Doch Theorie beiseite, Fakten her. Tobias Schönpflug und Bastian Schwarz hatten 1997 bereits diverse Jobs in Berliner Plattenfirmen, Zeitungen und Werbeagenturen hinter sich, als sie die Studentenagentur Die Revolver übernahmen. Der Name inklusive Werbetexter Oliver Frank war im „symbolischen Preis von keinem Bier“ (Schönpflug) mit inbegriffen. Als vierter reihte sich der Journalist Tobias Bauckhage in den Bund der Mittzwanziger ein. Auf einen Gesellschaftervertrag konnte man sich nicht einigen, so beließ man es auf dem Freiberufler-Konsens: Jeder Revolver ist ein selbstständiger Unternehmer.

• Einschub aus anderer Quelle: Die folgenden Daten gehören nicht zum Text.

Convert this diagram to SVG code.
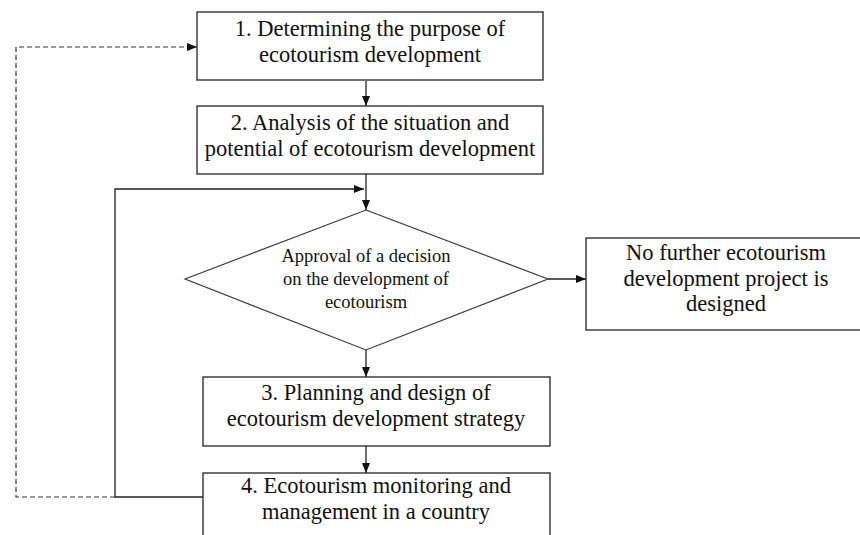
<svg xmlns="http://www.w3.org/2000/svg" width="860" height="535" viewBox="0 0 860 535">
<style>
.box{fill:#fff;stroke:#222;stroke-width:1.3}
.dia{fill:#fff;stroke:#333;stroke-width:1.1}
.t{font-size:22.5px;fill:#111;text-anchor:middle}
.ts{font-size:18.5px;fill:#111;text-anchor:middle}
.ln{fill:none;stroke:#222;stroke-width:1.3}
.dash{fill:none;stroke:#333;stroke-width:1.2;stroke-dasharray:5 3}
</style>
<defs>
<marker id="ah" viewBox="0 0 10 10" refX="10" refY="5" markerWidth="10" markerHeight="10" markerUnits="userSpaceOnUse" orient="auto">
<path d="M0,1 L10,5 L0,9 Z" fill="#111"/>
</marker>
</defs>
<rect width="860" height="535" fill="#fff"/>
<g id="connectors">
<line class="ln" x1="366" y1="81" x2="366" y2="106" marker-end="url(#ah)"/>
<line class="ln" x1="366" y1="174" x2="366" y2="210" marker-end="url(#ah)"/>
<polyline class="ln" points="203,497 115,497 115,189 364,189" marker-end="url(#ah)"/>
<line class="ln" x1="548" y1="279" x2="586" y2="279" marker-end="url(#ah)"/>
<line class="ln" x1="366" y1="350" x2="366" y2="377" marker-end="url(#ah)"/>
<line class="ln" x1="366" y1="446" x2="366" y2="473" marker-end="url(#ah)"/>
<polyline class="dash" points="115,497 16,497 16,47 197,47" marker-end="url(#ah)"/>
</g>
<g font-family="'Liberation Serif', 'Times New Roman', Times, 'DejaVu Serif', serif">
<g id="n1">
<rect class="box" x="197" y="12" width="346" height="68"/>
<text class="t" x="370" y="36">1. Determining the purpose of</text>
<text class="t" x="370" y="62">ecotourism development</text>
</g>
<g id="n2">
<rect class="box" x="197" y="106" width="346" height="68"/>
<text class="t" x="370" y="130">2. Analysis of the situation and</text>
<text class="t" x="370" y="156">potential of ecotourism development</text>
</g>
<g id="decision">
<polygon class="dia" points="366,210 548,279 366,350 185,279"/>
<text class="ts" x="366" y="262">Approval of a decision</text>
<text class="ts" x="366" y="285">on the development of</text>
<text class="ts" x="366" y="308">ecotourism</text>
</g>
<g id="nostop">
<rect class="box" x="586" y="238" width="280" height="92"/>
<text class="t" x="726" y="260">No further ecotourism</text>
<text class="t" x="726" y="286">development project is</text>
<text class="t" x="726" y="311">designed</text>
</g>
<g id="n3">
<rect class="box" x="203" y="377" width="347" height="69"/>
<text class="t" x="376" y="400">3. Planning and design of</text>
<text class="t" x="376" y="426">ecotourism development strategy</text>
</g>
<g id="n4">
<rect class="box" x="203" y="473" width="347" height="75"/>
<text class="t" x="376" y="493">4. Ecotourism monitoring and</text>
<text class="t" x="376" y="519">management in a country</text>
</g>
</g>
</svg>
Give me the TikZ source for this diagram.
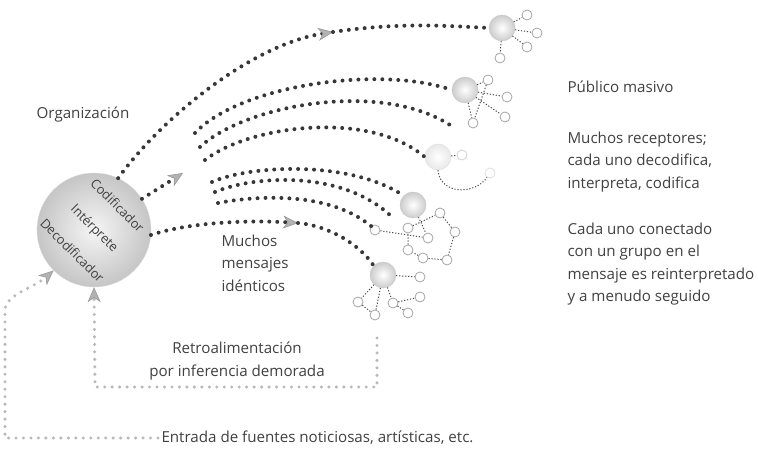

Die Imagehülle wird durch radikales Networking gesponnen, eine Adresse haben die Revolver nur im World Wide Web. Probleme mit der Selbstdarstellung gibt es keine, trotz fehlendem Vorzeigebüro. Im Rückgriff auf ein Pop-Modell erfand man nämlich kurzerhand die „Kreativ-Boygroup“. Jeder spielt einen Charakter – so ist Schwarz der „verrückte Sympathische“, während Schönpflug als Repräsentant schon mal Anzug trägt. So formiert zu den Web Street Boys der Wortschöpfung, hatten die Revolver schnellen Erfolg. Für 104.6 RTL texten sie Funkspots, schreiben Artikel für Econy und lassen sich bei Aimaq Rapp Stolle anheuern. „Da darf man im Auftrag von Nike die Kiss FM Fuck You Hotline vollschimpfen“ so Schönpflug.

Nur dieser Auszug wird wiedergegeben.